The study published in the journal Scientific Reports is the first attempt to focus on tree diversity, say the researchers. There have been regular attempts to maintain collection records of birds and mammals, but not of plants.
“Before this paper we didn’t have a list of Amazonian trees,” said Nigel Pitman, a tropical forest ecologist at the Field Museum in Chicago, and an author of the study, according to the New York Times. “With this list we are answering ‘How many species have been found?’ and ‘What are they?’”
In 2013, the study’s lead researcher Hans ter Steege and his colleagues estimated that there were approximately 16,000 tree species living in the Amazon. “After a while, I was just curious how many species of tree had actually been collected in the area,” he told Live Science.
After analyzing more than 500,000 specimens dating back to 1707, Pitman and his team released a checklist containing 11,187 valid species names. In addition, 489 valid species names known to occur in Amazonia, but whose data could not be found in the records, took the tally to 11,676.

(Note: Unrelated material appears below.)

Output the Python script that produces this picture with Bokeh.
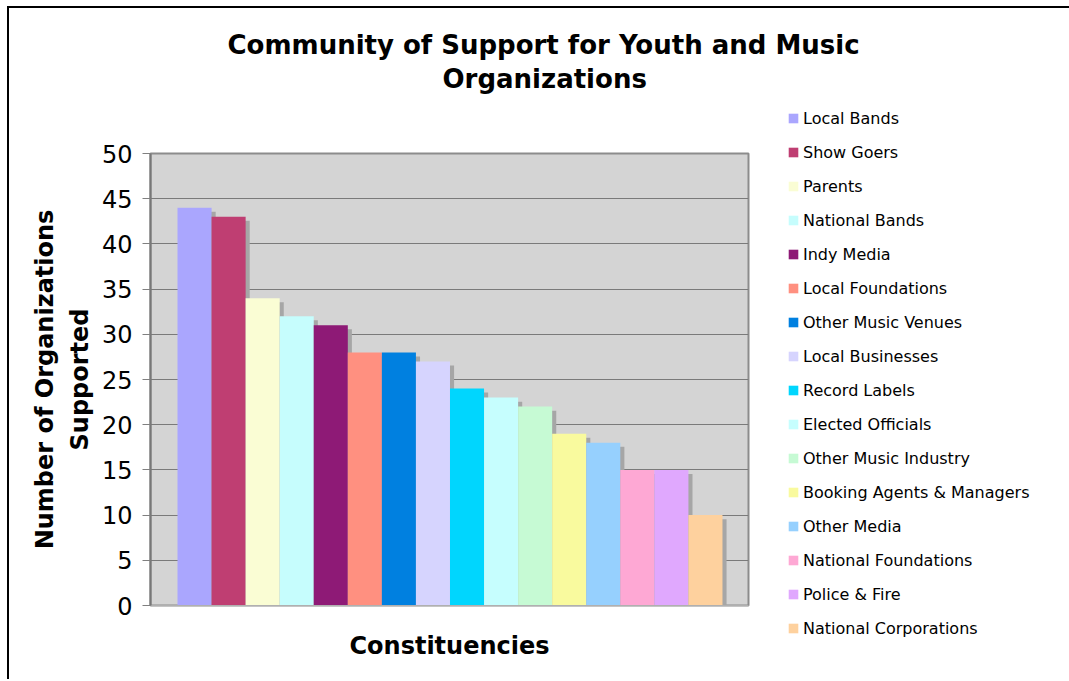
from bokeh.plotting import figure
from bokeh.models import (ColumnDataSource, Range1d, FixedTicker, Legend, LegendItem, Title,
                          LinearAxis)
from bokeh.transform import dodge
from bokeh.embed import file_html
from bokeh.resources import INLINE
import numpy as np

# ---- data ----
categories = ["Local Bands", "Show Goers", "Parents", "National Bands", "Indy Media",
              "Local Foundations", "Other Music Venues", "Local Businesses", "Record Labels",
              "Elected Officials", "Other Music Industry", "Booking Agents & Managers",
              "Other Media", "National Foundations", "Police & Fire", "National Corporations"]
values = [44, 43, 34, 32, 31, 28, 28, 27, 24, 23, 22, 19, 18, 15, 15, 10]
colors = ["#aaa6fe", "#bf3e72", "#fafdd4", "#c6fdfd", "#8e1a76", "#ff9080", "#0080e0",
          "#d6d4fe", "#00d6fe", "#c6fefe", "#c6fad4", "#f9fa9e", "#96d0fe", "#fea8d4",
          "#e0a8fe", "#fed19e"]
y_ticks = [0, 5, 10, 15, 20, 25, 30, 35, 40, 45, 50]
title_lines = ["Community of Support for Youth and Music", "Organizations"]
x_title = "Constituencies"
y_title = "Number of Organizations\nSupported"

FONT = "DejaVu Sans"
n = len(categories)
xs = np.arange(n) + 0.5
src = ColumnDataSource(dict(x=xs, top=values, name=categories, color=colors,
                            shadow_top=np.array(values, dtype=float) - 0.45))

p = figure(frame_width=598, frame_height=452, output_backend="svg", toolbar_location=None,
           x_range=Range1d(-0.793, n + 0.764), y_range=Range1d(0, 50),
           min_border_left=141, min_border_right=10, min_border_top=145,
           min_border_bottom=74)
p.styles = {"border-left": "2px solid black", "border-top": "2px solid black",
            "margin-left": "7px", "margin-top": "6px"}

p.background_fill_color = "#d4d4d4"
p.border_fill_color = "white"
p.outline_line_color = "#8c8c8c"
p.outline_line_width = 2

# shadows
p.vbar(x=dodge("x", 0.12), top="shadow_top", bottom=0, width=1, source=src,
       fill_color="#a6a6a6", line_color=None)
bars = p.vbar(x="x", top="top", bottom=0, width=1, source=src,
              fill_color="color", line_color=None)

# grid / axes
p.xgrid.visible = False
p.ygrid.ticker = FixedTicker(ticks=y_ticks)
p.ygrid.grid_line_color = "#7a7a7a"
p.ygrid.grid_line_width = 1

ya = p.yaxis[0]
ya.ticker = FixedTicker(ticks=y_ticks)
ya.major_label_text_font = FONT
ya.major_label_text_font_size = "24px"
ya.major_label_text_color = "black"
ya.major_tick_out = 8
ya.major_tick_in = 0
ya.major_tick_line_color = "#808080"
ya.minor_tick_line_color = None
ya.axis_line_color = "#777777"
ya.axis_line_width = 2
ya.major_label_standoff = 10
ya.axis_label = y_title
ya.axis_label_text_font = FONT
ya.axis_label_text_font_size = "24px"
ya.axis_label_text_font_style = "bold"
ya.axis_label_text_color = "black"
ya.axis_label_standoff = 5
ya.axis_label_text_line_height = 1.25

xa = p.xaxis[0]
xa.ticker = FixedTicker(ticks=[])
xa.major_tick_line_color = None
xa.minor_tick_line_color = None
xa.axis_line_color = "#b0b0b0"
xa.axis_label = x_title
xa.axis_label_text_font = FONT
xa.axis_label_text_font_size = "24px"
xa.axis_label_text_font_style = "bold"
xa.axis_label_text_color = "black"
xa.axis_label_standoff = 26

# blank spacer between frame and title: one white tick kept off the frame, no label text
spacer = LinearAxis(ticker=FixedTicker(ticks=[0]), axis_line_color=None,
                    major_tick_line_color="white", minor_tick_line_color=None,
                    major_tick_out=59, major_tick_in=-4, major_label_standoff=0,
                    major_label_overrides={0: ""}, major_label_text_font_size="1px")
p.add_layout(spacer, "above")

# title: two lines, the one nearest the frame is added first
for line, off in [(title_lines[1], 292), (title_lines[0], 77)]:
    p.add_layout(Title(text=line, align="left", offset=off, standoff=2,
                       text_font=FONT, text_font_size="26px", text_font_style="bold",
                       text_color="black"), "above")

legend = Legend(items=[LegendItem(label=c, renderers=[bars], index=i)
                       for i, c in enumerate(categories)],
                location=(39, -33), orientation="vertical",
                label_text_font=FONT, label_text_font_size="16px", label_text_color="black",
                glyph_width=12, glyph_height=12, label_height=20, spacing=14,
                padding=0, margin=0, label_standoff=4,
                border_line_alpha=0, background_fill_alpha=0)
p.add_layout(legend, "right")

open("out.html", "w").write(file_html(p, INLINE))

“We interpret this to mean that our 2013 estimate of 16,000 species is good, and that about 4,000 of the rarest Amazonian trees remain to be discovered and described,” Pitman said in a statement. These rare species may take the botanists centuries to track down, Steege said.
“Since 1900, between 50 and 200 new trees have been discovered in the Amazon every year,” Pitman said. “Our analysis suggests that we won’t be done discovering new tree species there for three more centuries.”